Prepping for an early winter


By Harlee Hunsaker

It’s the middle of October, so one can expect falling leaves, sweaters, and pumpkin carving. 

What people don’t expect is snow, but the snow is here! Due to its early arrival, few people have had time to prepare.

“It snowed today!” energetic 2-year-old Jaxton Frodsham said. The Frodsham family lives in Logan where it snowed 11 inches in the first winter storm. 

The Frodsham’s knew the snow was coming, but they were not prepared for how much. 

“Since it snowed really early, there were still leaves on the trees…they weren’t strong enough and it snapped,” Jeff Frodsham said. His drive to work was lined with fallen trees. 

The snow also ruined their tomatoes and basil in their garden. 

“The garden was just smashed, bent in half like flat,” he said.

The power went out for about eight hours which made the winter storm a little colder. 

Although the snow has yet to hit Provo, BYU students are not looking forward to the inevitable. 

“Not a fan, not a fan,” anthropology student Amanda Wisner said. “It feels like fall is honestly like 2 weeks this season.”

“I know not to drive my wife’s car because her tires are pretty bald,” Joshua Miller said. “I am going to drive my truck.”

It seems too early to put on snow tires, but tire specialist at Les Schwab, Johnathon Gimlin, said it’s not. “Any time after October 15th we can start putting the snow tires on,” he said.
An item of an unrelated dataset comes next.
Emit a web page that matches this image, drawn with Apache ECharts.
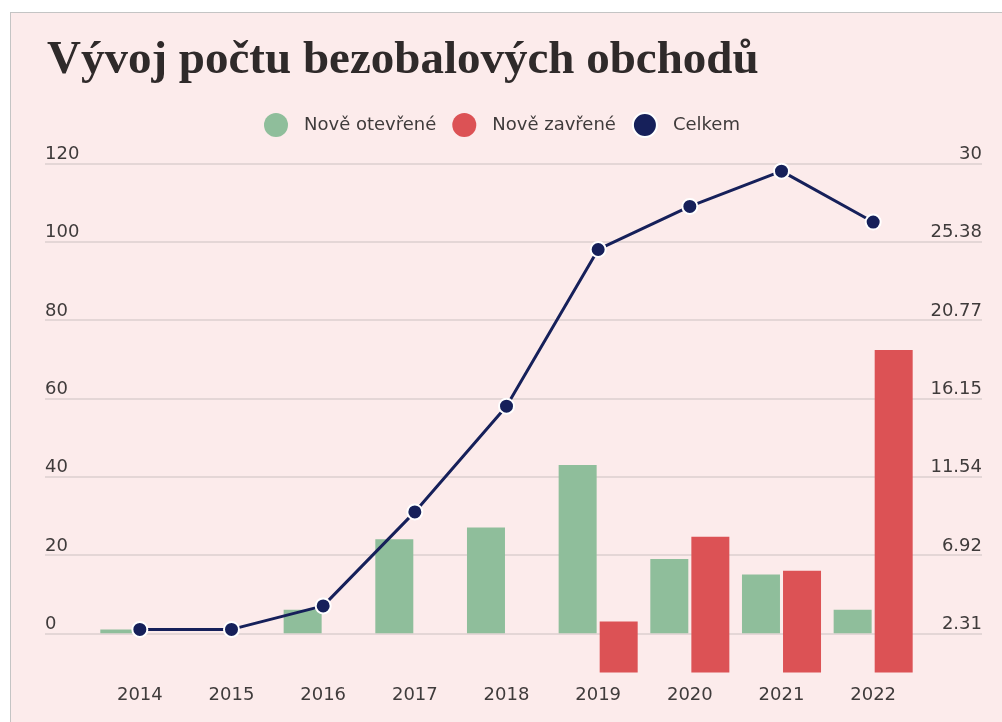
<!DOCTYPE html>
<html>
<head>
<meta charset="utf-8">
<script src="https://cdn.jsdelivr.net/npm/echarts@6/dist/echarts.min.js"></script>
<style>
  html, body { margin: 0; padding: 0; background: #fff; overflow: hidden; }
  #frame {
    position: absolute; left: 10px; top: 12px; width: 1100px; height: 800px;
    background: #fcebeb; border: 1px solid #c4c4c4;
  }
  #chart { position: absolute; left: 0; top: 0; width: 1002px; height: 722px; }
</style>
</head>
<body>
<div id="frame"></div>
<div id="chart"></div>
<script>
// data
const years = ['2014', '2015', '2016', '2017', '2018', '2019', '2020', '2021', '2022']
const opened = [1, 0, 6, 24, 27, 43, 19, 15, 6]
const closed = [0, 0, 0, 0, 0, 3, 8, 6, 19]
const total = [1, 1, 7, 31, 58, 98, 109, 118, 105]
const leftTicks = [0, 20, 40, 60, 80, 100, 120]
const rightTicks = [2.31, 6.92, 11.54, 16.15, 20.77, 25.38, 30]

const font = 'DejaVu Sans'
const labelColor = '#3f3b3b'

const chart = echarts.init(document.getElementById('chart'))

const option = {
  backgroundColor: 'transparent',
  textStyle: { fontFamily: font },
  title: {
    text: 'Vývoj počtu bezobalových obchodů',
    left: 47,
    top: 37,
    padding: 0,
    textStyle: {
      fontFamily: 'Liberation Serif',
      fontWeight: 'bold',
      fontSize: 47,
      color: '#2f2a2a'
    }
  },
  legend: {
    left: 264,
    top: 112,
    padding: 0,
    icon: 'circle',
    itemWidth: 24,
    itemHeight: 24,
    itemGap: 16,
    textStyle: {
      fontFamily: font,
      fontSize: 18,
      color: labelColor,
      padding: [0, 0, 0, 11]
    },
    data: ['Nově otevřené', 'Nově zavřené', 'Celkem']
  },
  // grid 0 only carries the y axis labels and split lines (wider area)
  // grid 1 carries the categories and the series
  grid: [
    { left: 45, right: 20, top: 163.3, bottom: 49.5 },
    { left: 94, right: 83, top: 163.3, bottom: 49.5 }
  ],
  xAxis: [
    { gridIndex: 0, type: 'value', min: 0, max: 1, show: false },
    {
      gridIndex: 1,
      type: 'category',
      data: years,
      axisLine: { show: false },
      axisTick: { show: false },
      axisLabel: { fontFamily: font, fontSize: 18, color: labelColor, margin: 14 }
    }
  ],
  yAxis: [
    {
      gridIndex: 0,
      type: 'value',
      position: 'left',
      min: -10,
      max: 120,
      axisLine: { show: false },
      axisTick: { show: false, customValues: leftTicks },
      axisLabel: {
        customValues: leftTicks,
        inside: true,
        margin: 0,
        align: 'left',
        verticalAlign: 'bottom',
        fontFamily: font,
        fontSize: 18,
        color: labelColor
      },
      splitLine: { show: true, lineStyle: { color: '#dccfcf', width: 1.5 } }
    },
    {
      gridIndex: 0,
      type: 'value',
      position: 'right',
      min: 0,
      max: 30,
      axisLine: { show: false },
      axisTick: { show: false, customValues: rightTicks },
      axisLabel: {
        customValues: rightTicks,
        inside: true,
        margin: 0,
        align: 'right',
        verticalAlign: 'bottom',
        fontFamily: font,
        fontSize: 18,
        color: labelColor
      },
      splitLine: { show: false }
    },
    { gridIndex: 1, type: 'value', min: -10, max: 120, show: false, splitLine: { show: false } },
    { gridIndex: 1, type: 'value', min: 0, max: 30, show: false, splitLine: { show: false } }
  ],
  series: [
    {
      name: 'Nově otevřené',
      type: 'bar',
      xAxisIndex: 1,
      yAxisIndex: 2,
      barWidth: 38,
      barGap: '8%',
      itemStyle: { color: '#8fbe9b' },
      data: opened
    },
    {
      name: 'Nově zavřené',
      type: 'bar',
      xAxisIndex: 1,
      yAxisIndex: 3,
      barWidth: 38,
      barGap: '8%',
      itemStyle: { color: '#dc5255' },
      data: closed
    },
    {
      name: 'Celkem',
      type: 'line',
      xAxisIndex: 1,
      yAxisIndex: 2,
      symbol: 'circle',
      symbolSize: 15,
      z: 5,
      lineStyle: { color: '#16205a', width: 3 },
      itemStyle: { color: '#16205a', borderColor: '#fff', borderWidth: 2 },
      data: total
    }
  ]
}

chart.setOption(option)
</script>
</body>
</html>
Gimlin said if you spend lots of time in the mountains, your car needs snow tires. 

“Snow tires come with lots of siping. Siping is all the tiny cuts in the tire which creates better traction,” Gimlin explains.

So whatever winter prep looks like for you, whether that’s putting snow tires on or taking care of your garden, perhaps consider doing it a little earlier this year.